Houston continues to  be significantly outperformed by its suburban neighbors.  I have been tracking six cities nearby cities.  Their sales tax receipts were up 9% this month.  I am working on a longer term comparison which I will be sharing with you soon.




State of Texas Debt Has Nearly Doubled in the Last Seven Years


By Bill King

Want a killer Trivial Pursuit question?  How about this?

 While Barack Obama was President, did the debt of the Federal government or the State of Texas increase more on a percentage basis?

 Republicans quick to point out that while Obama was president the federal debt increased far more than under any other president.  But what they rarely share is that during that same period, the debt of the State of Texas rose even faster, at least, on a percentage basis.
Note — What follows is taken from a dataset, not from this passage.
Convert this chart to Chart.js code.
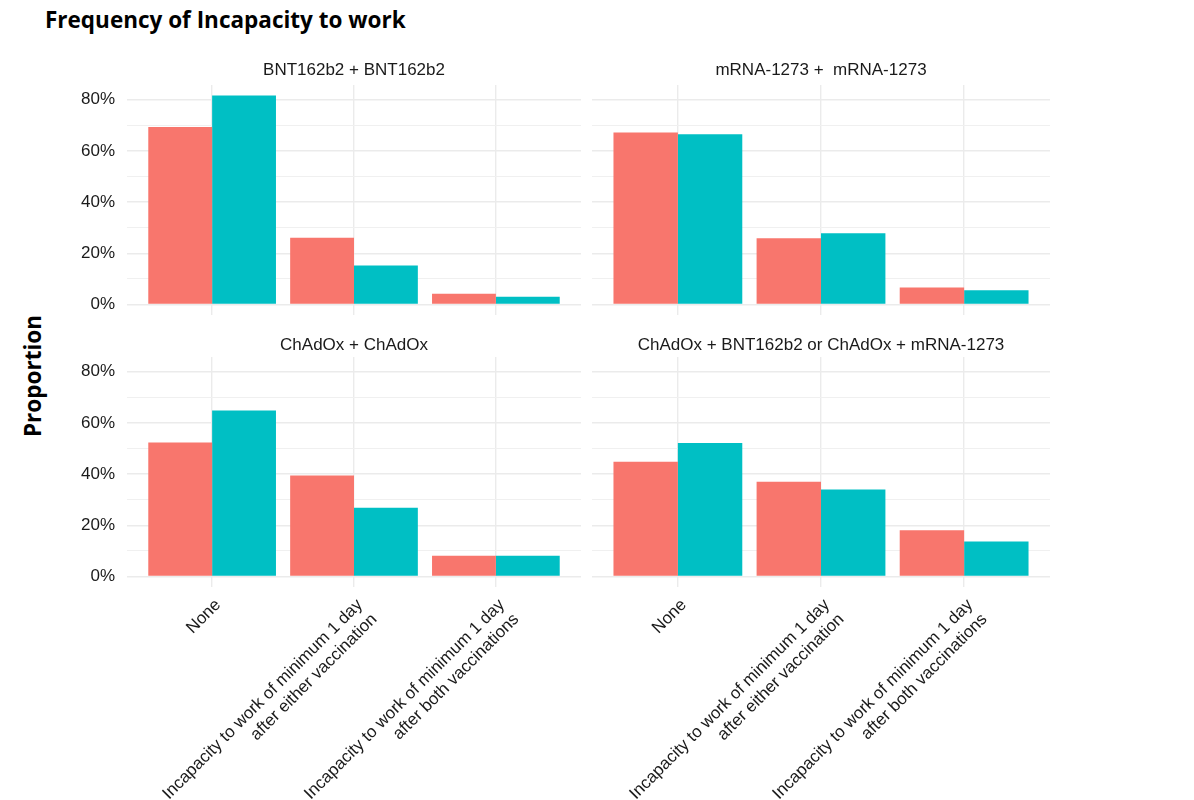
<!DOCTYPE html>
<html>
<head>
<meta charset="utf-8">
<script src="https://cdn.jsdelivr.net/npm/chart.js@4"></script>
<style>
  body { margin: 0; background: #fff; }
  #page { position: relative; width: 1194px; height: 800px; overflow: hidden; }
  canvas { position: absolute; }
  #mainTitle { position: absolute; left: 45px; top: 4px; font: bold 22.5px "Open Sans", Lato, sans-serif; color: #000; }
  #yTitle { position: absolute; left: 32px; top: 376px; transform: translate(-50%, -50%) rotate(-90deg);
            font: bold 22.5px "Open Sans", Lato, sans-serif; color: #000; white-space: nowrap; }
</style>
</head>
<body>
<div id="page">
  <div id="mainTitle">Frequency of Incapacity to work</div>
  <div id="yTitle">Proportion</div>
  <canvas id="c0" width="590" height="282" style="left:0;top:40px"></canvas>
  <canvas id="c1" width="470" height="282" style="left:590px;top:40px"></canvas>
  <canvas id="c2" width="590" height="478" style="left:0;top:322px"></canvas>
  <canvas id="c3" width="470" height="478" style="left:590px;top:322px"></canvas>
</div>
<script>
// categories on the x axis (positions 1..3)
const categories = [
  "None",
  ["Incapacity to work of minimum 1 day", "after either vaccination"],
  ["Incapacity to work of minimum 1 day", "after both vaccinations"]
];
const panelTitles = [
  "BNT162b2 + BNT162b2",
  "mRNA-1273 +  mRNA-1273",
  "ChAdOx + ChAdOx",
  "ChAdOx + BNT162b2 or ChAdOx + mRNA-1273"
];
// proportions in %, red series / teal series
const bntRed = [69.3, 26.1, 4.2];
const bntTeal = [81.6, 15.2, 3.0];
const mrnaRed = [67.2, 25.9, 6.6];
const mrnaTeal = [66.5, 27.8, 5.6];
const chadRed = [52.3, 39.4, 8.1];
const chadTeal = [64.8, 26.8, 8.1];
const mixRed = [44.8, 37.0, 18.1];
const mixTeal = [52.1, 34.0, 13.7];
const yTicks = [0, 10, 20, 30, 40, 50, 60, 70, 80];

const RED = "#F8766D";
const TEAL = "#00BFC4";
const GRID = "#EBEBEB";

function toPoints(arr) {
  return arr.map((v, i) => ({x: i + 1, y: v}));
}

function makePanel(id, title, red, teal, showY, showX) {
  const ctx = document.getElementById(id).getContext("2d");
  new Chart(ctx, {
    type: "bar",
    data: {
      datasets: [
        {label: "red", data: toPoints(red), backgroundColor: RED, borderWidth: 0,
         categoryPercentage: 0.9, barPercentage: 1.0},
        {label: "teal", data: toPoints(teal), backgroundColor: TEAL, borderWidth: 0,
         categoryPercentage: 0.9, barPercentage: 1.0}
      ]
    },
    options: {
      responsive: false,
      animation: false,
      layout: {autoPadding: false, padding: {left: 0, right: showY ? 9 : 10, top: 0, bottom: 0}},
      plugins: {
        legend: {display: false},
        tooltip: {enabled: false},
        title: {
          display: true,
          text: title,
          fullSize: false,
          color: "#1a1a1a",
          font: {family: "'Liberation Sans', Arial, sans-serif", size: 17, weight: "normal", lineHeight: 1.2},
          padding: showX ? {top: 12.8, bottom: 1.8} : {top: 20, bottom: 4.6}
        }
      },
      scales: {
        x: {
          type: "linear",
          min: 0.4,
          max: 3.6,
          offset: false,
          afterBuildTicks: (s) => { s.ticks = [1, 2, 3].map(v => ({value: v})); },
          afterFit: (s) => {
            s.height = showX ? 213 : 7;
            s.paddingLeft = 0; s.paddingRight = 0;
          },
          border: {display: false},
          grid: {color: GRID, lineWidth: 1.4, drawTicks: false, offset: false},
          ticks: {
            display: showX,
            autoSkip: false,
            minRotation: 45,
            maxRotation: 45,
            padding: 8,
            labelOffset: 6,
            color: "#1a1a1a",
            font: {family: "'Liberation Sans', Arial, sans-serif", size: 17},
            callback: (v) => categories[v - 1]
          }
        },
        y: {
          min: -4.1,
          max: 85.7,
          afterBuildTicks: (s) => { s.ticks = yTicks.map(v => ({value: v})); },
          afterFit: (s) => {
            s.width = showY ? 127 : 2;
            s.paddingTop = 0; s.paddingBottom = 0;
          },
          border: {display: false},
          grid: {
            drawTicks: false,
            color: (c) => c.tick && c.tick.value % 20 === 0 ? GRID : "#F0F0F0",
            lineWidth: (c) => c.tick && c.tick.value % 20 === 0 ? 1.4 : 1
          },
          ticks: {
            display: showY,
            padding: 12,
            color: "#1a1a1a",
            font: {family: "'Liberation Sans', Arial, sans-serif", size: 17},
            callback: (v) => v % 20 === 0 ? v + "%" : ""
          }
        }
      }
    }
  });
}

makePanel("c0", panelTitles[0], bntRed, bntTeal, true, false);
makePanel("c1", panelTitles[1], mrnaRed, mrnaTeal, false, false);
makePanel("c2", panelTitles[2], chadRed, chadTeal, true, true);
makePanel("c3", panelTitles[3], mixRed, mixTeal, false, true);
</script>
</body>
</html>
 At the end of 2009, the Federal government was just under $12 trillion in debt.  By the end of 2016, the number had grown to $19.5 trillion, a 64% increase.  For the same period, the State's debt went from $62 billion to $121 billion, a 92% increase.*

You may be tempted to explain this unfavorable comparison away by noting that Texas is growing faster than the rest of the country and, therefore, a larger increase is to be expected.  There is some validity to these argument, but even if we look at the growth of the debt on a per capita basis, Texas still comes out ahead, 70% versus 54%.  And these numbers do not count the billions in debt incurred by local governments.  We'll be looking at that in the coming weeks.

To be fair, the State was starting at a much lower base.  Its per capita debt as of 2016 was about $4,300 compared to over $39,000 for the Federal government.  And as a percentage of GDP, the State's debt is also much lower, although I am not sure the comparison of that metric means much in this context.

The lion's share of the increase in the State debt has come from an explosion of its unfunded pension liability.**  I will be writing more on this issue soon, but the State's pension debt, based on its own accounting, has gone from zero in 2000, to over $60 billion at the end of 2016.  In other words, according to the State Comptroller's numbers, the Legislature has "borrowed" over $60 billion from the State's pension plans by not contributing enough to fund the benefits they have promised.

 It is important to note that both the Federal government and the State dramatically understate their liabilities associated with future retirement payments.  A recent Moody's report has calculated that the State's true pension liability is over $100 billion and, of course, the Federal government has never included a realistic estimate of the future cost of Social Security or Medicare in its accounting.

 Please do not misunderstand.  I am not a debt-phobe.  Every businessperson knows that there is a time and place to use debt.  Some of you will recall that during the 2015 mayoral campaign I was the only candidate who advocated using pension bonds as tool in solving the pension crisis. 

 But the reality is that government at every level and both of our political parties are drunk on debt.  The Democrats gorge on debt to increase expenses; the Republicans to cut taxes, or to keep from increasing them.  Neither want to have an adult conversation with their constituents about what services do we really want government to provide and what does it costs to provide those services.  Instead, one party demagogues social issues and the other engages in class warfare and identity politics to distract the public from the fact that both are bankrupting future generations.


 *  This graph begins with the increase in debt from 2009 to 2010.  Those who argue the Federal debt doubled during the Obama administration begin from the time he was sworn into office.  However, since the federal budget fiscal year ends in September, the incoming administration has a limited impact on the financial results for its first year.  It would probably be fairer to included FY2017, but those numbers are not yet available.  It is interesting to note that the rate of increase did not slow down when the Republicans took control of the House of Representatives in 2010 or the Senate in 2014.

 **   Much of the increase in the pension debt was realized when the accounting rules changed in 2015 forcing governmental entities to more realistically report their pension liabilities.